1.De dijkgraaf op grond van artikel 96 van de Waterschapswet.
2.Uit artikel 3.2 van de Waterwet volgt dat bij provinciale verordening voor de regionale wateren overheidslichamen worden aangewezen die geheel of gedeeltelijk zijn belast met het beheer. Ter uitvoering van die bepaling is het waterschap Scheldestromen in artikel 2, tweede lid, van het Reglement voor het Waterschap Scheldestromen en de daarbij behorende kaart aangewezen als beheerder van het regionale watersysteem binnen de provincie Zeeland.
3.Artikel 61 van de Waterschapswet in samenhang met artikel 5:32 van de Awb.
4.Artikel 5:2, eerste lid, onder b, van de Awb.

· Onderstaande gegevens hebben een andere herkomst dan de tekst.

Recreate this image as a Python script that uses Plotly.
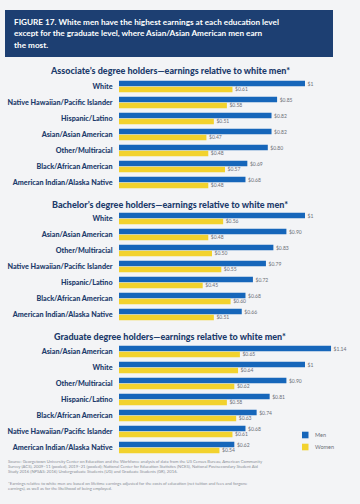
import plotly.graph_objects as go

# ---------------- data ----------------
assoc_groups = ["White", "Native Hawaiian/Pacific Islander", "Hispanic/Latino",
                "Asian/Asian American", "Other/Multiracial", "Black/African American",
                "American Indian/Alaska Native"]
assoc_men = [1.00, 0.85, 0.82, 0.82, 0.80, 0.69, 0.68]
assoc_women = [0.61, 0.58, 0.51, 0.47, 0.48, 0.57, 0.48]

bach_groups = ["White", "Asian/Asian American", "Other/Multiracial",
               "Native Hawaiian/Pacific Islander", "Hispanic/Latino",
               "Black/African American", "American Indian/Alaska Native"]
bach_men = [1.00, 0.90, 0.83, 0.79, 0.72, 0.68, 0.66]
bach_women = [0.56, 0.48, 0.50, 0.55, 0.45, 0.60, 0.51]

grad_groups = ["Asian/Asian American", "White", "Other/Multiracial", "Hispanic/Latino",
               "Black/African American", "Native Hawaiian/Pacific Islander",
               "American Indian/Alaska Native"]
grad_men = [1.14, 1.00, 0.90, 0.81, 0.74, 0.68, 0.62]
grad_women = [0.65, 0.64, 0.62, 0.58, 0.63, 0.61, 0.54]

series_names = ["Men", "Women"]

section_titles = ["Associate’s degree holders—earnings relative to white men*",
                  "Bachelor’s degree holders—earnings relative to white men*",
                  "Graduate degree holders—earnings relative to white men*"]

# ---------------- style ----------------
W, H = 360, 504
BG = "#f3f4f6"
NAVY = "#1c3b6b"
BLUE = "#1666ba"
YELLOW = "#f2d22e"
GRAY = "#6b6f76"
FONT = "Lato"


def py(p):
    return 1 - p / H


def px(p):
    return p / W


def money(v):
    return "$1" if abs(v - 1) < 1e-9 else f"${v:.2f}"


fig = go.Figure()

sections = [(assoc_groups, assoc_men, assoc_women),
            (bach_groups, bach_men, bach_women),
            (grad_groups, grad_men, grad_women)]
domains_px = [(78.5, 190.5), (210.5, 322.5), (343.5, 455.5)]
title_y = [71, 204, 336]
colors = [BLUE, YELLOW]

x0_px, x_per_unit = 119.0, 186.0
xmax = 1.24
xdom = [px(x0_px), px(x0_px + x_per_unit * xmax)]

for i, (groups, men, women) in enumerate(sections):
    n = "" if i == 0 else str(i + 1)
    xa, ya = "x" + n, "y" + n
    for vals, color, name in zip([men, women], colors, series_names):
        fig.add_trace(go.Bar(
            y=groups, x=vals, orientation="h", name=name,
            marker=dict(color=color, line=dict(width=0)),
            text=["  " + money(v) for v in vals], textposition="outside",
            textfont=dict(size=5, color=GRAY, family=FONT),
            constraintext="none", cliponaxis=False,
            xaxis=xa, yaxis=ya, showlegend=False, hoverinfo="skip"))
    top, bot = domains_px[i]
    fig.layout["xaxis" + n] = dict(domain=xdom, range=[0, xmax], visible=False,
                                   anchor=ya, fixedrange=True)
    fig.layout["yaxis" + n] = dict(domain=[py(bot), py(top)], anchor=xa,
                                   range=[6.5, -0.5], type="category",
                                   showgrid=False, zeroline=False, showline=False,
                                   ticks="outside", ticklen=4, tickcolor="rgba(0,0,0,0)",
                                   tickfont=dict(size=7.2, color=NAVY, family=FONT, weight=900),
                                   fixedrange=True)
    fig.add_annotation(text=section_titles[i], xref="paper", yref="paper",
                       x=px(170), y=py(title_y[i]), xanchor="center", yanchor="middle",
                       showarrow=False, font=dict(size=9, color=NAVY, family=FONT, weight=900))

# legend (swatches + labels)
for k, (name, color) in enumerate(zip(series_names, colors)):
    yc = 435 + 12 * k
    fig.add_shape(type="rect", xref="paper", yref="paper", x0=px(302), x1=px(308.5),
                  y0=py(yc + 3.3), y1=py(yc - 3.3), fillcolor=color, line=dict(width=0))
    fig.add_annotation(text=name, xref="paper", yref="paper", x=px(313), y=py(yc),
                       xanchor="left", yanchor="middle", showarrow=False,
                       font=dict(size=5.5, color=GRAY, family=FONT))

# title box
fig.add_shape(type="rect", xref="paper", yref="paper", x0=px(5), x1=px(333),
              y0=py(57), y1=py(10), fillcolor="#1d3f72", line=dict(width=0), layer="below")
title_lines = ["<b>FIGURE 17.</b> White men have the highest earnings at each education level",
               "except for the graduate level, where Asian/Asian American men earn",
               "the most."]
for k, line in enumerate(title_lines):
    fig.add_annotation(text=line, xref="paper", yref="paper", x=px(12), y=py(22.5 + 11 * k),
                       xanchor="left", yanchor="middle", showarrow=False,
                       font=dict(size=8.2, color="white", family=FONT, weight=700))

# footnotes
foot_lines = [
    (461, "Source: Georgetown University Center on Education and the Workforce analysis of data from the US Census Bureau, American Community"),
    (466, "Survey (ACS), 2009–11 (pooled), 2019–21 (pooled); National Center for Education Statistics (NCES), National Postsecondary Student Aid"),
    (471, "Study 2016 (NPSAS: 2016) Undergraduate Students (UG) and Graduate Students (GR), 2016."),
    (483, "*Earnings relative to white men are based on lifetime earnings adjusted for the costs of education (net tuition and fees and forgone"),
    (488, "earnings), as well as for the likelihood of being employed."),
]
for yy, t in foot_lines:
    fig.add_annotation(text=t, xref="paper", yref="paper", x=px(6), y=py(yy),
                       xanchor="left", yanchor="middle", showarrow=False,
                       font=dict(size=4.2, color="#8a8f96", family=FONT))

fig.update_layout(
    width=W, height=H, margin=dict(l=0, r=0, t=0, b=0),
    paper_bgcolor=BG, plot_bgcolor=BG,
    barmode="group", bargap=0.27, bargroupgap=0.06,
    font=dict(family=FONT), showlegend=False,
)

fig.write_html("out.html", config={"displayModeBar": False},
               post_script="document.body.style.margin='0';document.body.style.overflow='hidden';")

5.Artikel 1.1, onder m, van de Keur en artikel 1.1, eerste lid, van de Waterwet.
7.ABRvS 18 november 2015, ECLI:NL:RVS:2015:3533, r.o. 2.1. en ABRvS 13 mei 2015, ECLI:NL:RVS:2015:1530, r.o. 20.2.
8.Artikel 61 van de Waterschapswet in samenhang met artikel 5:2, eerste lid, onder b, en artikel 5:32 van de Awb.
9.ABRvS 29 mei 2019, ECLI:NL:RVS:2019:1694.
10.Informatie afkomstig van de website van het Informatiepunt leefomgeving.